_Material provided_:
[START]
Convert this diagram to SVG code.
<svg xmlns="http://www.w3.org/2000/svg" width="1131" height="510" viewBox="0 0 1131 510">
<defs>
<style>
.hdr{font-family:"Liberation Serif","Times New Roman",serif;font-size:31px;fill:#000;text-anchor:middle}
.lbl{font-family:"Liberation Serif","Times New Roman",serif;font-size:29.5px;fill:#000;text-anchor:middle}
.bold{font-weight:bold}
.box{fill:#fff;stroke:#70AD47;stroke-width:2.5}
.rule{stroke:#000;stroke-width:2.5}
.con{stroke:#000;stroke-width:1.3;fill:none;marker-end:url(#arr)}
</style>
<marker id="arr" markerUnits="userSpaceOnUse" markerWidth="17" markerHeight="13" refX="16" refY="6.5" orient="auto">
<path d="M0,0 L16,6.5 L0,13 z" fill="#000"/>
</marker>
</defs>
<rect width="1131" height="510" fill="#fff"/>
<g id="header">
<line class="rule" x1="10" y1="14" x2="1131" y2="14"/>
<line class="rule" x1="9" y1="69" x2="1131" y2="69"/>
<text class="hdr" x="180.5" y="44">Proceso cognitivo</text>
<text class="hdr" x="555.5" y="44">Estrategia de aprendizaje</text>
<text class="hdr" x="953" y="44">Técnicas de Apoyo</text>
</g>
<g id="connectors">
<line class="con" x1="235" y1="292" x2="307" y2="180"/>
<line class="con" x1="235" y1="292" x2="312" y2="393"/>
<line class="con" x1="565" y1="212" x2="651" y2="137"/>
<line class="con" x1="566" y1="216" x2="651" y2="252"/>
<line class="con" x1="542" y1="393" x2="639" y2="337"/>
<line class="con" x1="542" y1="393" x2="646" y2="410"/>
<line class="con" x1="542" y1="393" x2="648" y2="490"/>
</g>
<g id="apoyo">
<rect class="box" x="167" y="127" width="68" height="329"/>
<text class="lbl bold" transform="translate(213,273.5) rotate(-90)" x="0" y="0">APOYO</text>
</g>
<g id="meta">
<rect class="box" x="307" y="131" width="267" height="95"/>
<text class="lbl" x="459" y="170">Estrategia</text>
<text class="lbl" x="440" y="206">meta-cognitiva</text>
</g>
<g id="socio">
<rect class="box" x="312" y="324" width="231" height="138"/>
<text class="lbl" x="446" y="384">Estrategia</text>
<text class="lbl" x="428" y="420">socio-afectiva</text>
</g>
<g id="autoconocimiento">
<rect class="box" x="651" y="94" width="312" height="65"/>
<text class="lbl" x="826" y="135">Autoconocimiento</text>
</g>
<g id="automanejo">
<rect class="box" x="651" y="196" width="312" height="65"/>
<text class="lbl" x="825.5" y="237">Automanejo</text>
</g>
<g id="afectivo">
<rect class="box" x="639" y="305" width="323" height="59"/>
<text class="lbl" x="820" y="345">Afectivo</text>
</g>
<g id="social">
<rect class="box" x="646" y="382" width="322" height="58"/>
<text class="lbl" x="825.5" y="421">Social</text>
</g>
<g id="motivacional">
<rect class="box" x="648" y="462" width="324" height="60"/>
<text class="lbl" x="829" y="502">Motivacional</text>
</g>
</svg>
[END]
_Written instruction_: Reproduce all the data word for word.

_Task answer_:
Convert this diagram to SVG code.
<svg xmlns="http://www.w3.org/2000/svg" width="1131" height="510" viewBox="0 0 1131 510">
<defs>
<style>
.hdr{font-family:"Liberation Serif","Times New Roman",serif;font-size:31px;fill:#000;text-anchor:middle}
.lbl{font-family:"Liberation Serif","Times New Roman",serif;font-size:29.5px;fill:#000;text-anchor:middle}
.bold{font-weight:bold}
.box{fill:#fff;stroke:#70AD47;stroke-width:2.5}
.rule{stroke:#000;stroke-width:2.5}
.con{stroke:#000;stroke-width:1.3;fill:none;marker-end:url(#arr)}
</style>
<marker id="arr" markerUnits="userSpaceOnUse" markerWidth="17" markerHeight="13" refX="16" refY="6.5" orient="auto">
<path d="M0,0 L16,6.5 L0,13 z" fill="#000"/>
</marker>
</defs>
<rect width="1131" height="510" fill="#fff"/>
<g id="header">
<line class="rule" x1="10" y1="14" x2="1131" y2="14"/>
<line class="rule" x1="9" y1="69" x2="1131" y2="69"/>
<text class="hdr" x="180.5" y="44">Proceso cognitivo</text>
<text class="hdr" x="555.5" y="44">Estrategia de aprendizaje</text>
<text class="hdr" x="953" y="44">Técnicas de Apoyo</text>
</g>
<g id="connectors">
<line class="con" x1="235" y1="292" x2="307" y2="180"/>
<line class="con" x1="235" y1="292" x2="312" y2="393"/>
<line class="con" x1="565" y1="212" x2="651" y2="137"/>
<line class="con" x1="566" y1="216" x2="651" y2="252"/>
<line class="con" x1="542" y1="393" x2="639" y2="337"/>
<line class="con" x1="542" y1="393" x2="646" y2="410"/>
<line class="con" x1="542" y1="393" x2="648" y2="490"/>
</g>
<g id="apoyo">
<rect class="box" x="167" y="127" width="68" height="329"/>
<text class="lbl bold" transform="translate(213,273.5) rotate(-90)" x="0" y="0">APOYO</text>
</g>
<g id="meta">
<rect class="box" x="307" y="131" width="267" height="95"/>
<text class="lbl" x="459" y="170">Estrategia</text>
<text class="lbl" x="440" y="206">meta-cognitiva</text>
</g>
<g id="socio">
<rect class="box" x="312" y="324" width="231" height="138"/>
<text class="lbl" x="446" y="384">Estrategia</text>
<text class="lbl" x="428" y="420">socio-afectiva</text>
</g>
<g id="autoconocimiento">
<rect class="box" x="651" y="94" width="312" height="65"/>
<text class="lbl" x="826" y="135">Autoconocimiento</text>
</g>
<g id="automanejo">
<rect class="box" x="651" y="196" width="312" height="65"/>
<text class="lbl" x="825.5" y="237">Automanejo</text>
</g>
<g id="afectivo">
<rect class="box" x="639" y="305" width="323" height="59"/>
<text class="lbl" x="820" y="345">Afectivo</text>
</g>
<g id="social">
<rect class="box" x="646" y="382" width="322" height="58"/>
<text class="lbl" x="825.5" y="421">Social</text>
</g>
<g id="motivacional">
<rect class="box" x="648" y="462" width="324" height="60"/>
<text class="lbl" x="829" y="502">Motivacional</text>
</g>
</svg>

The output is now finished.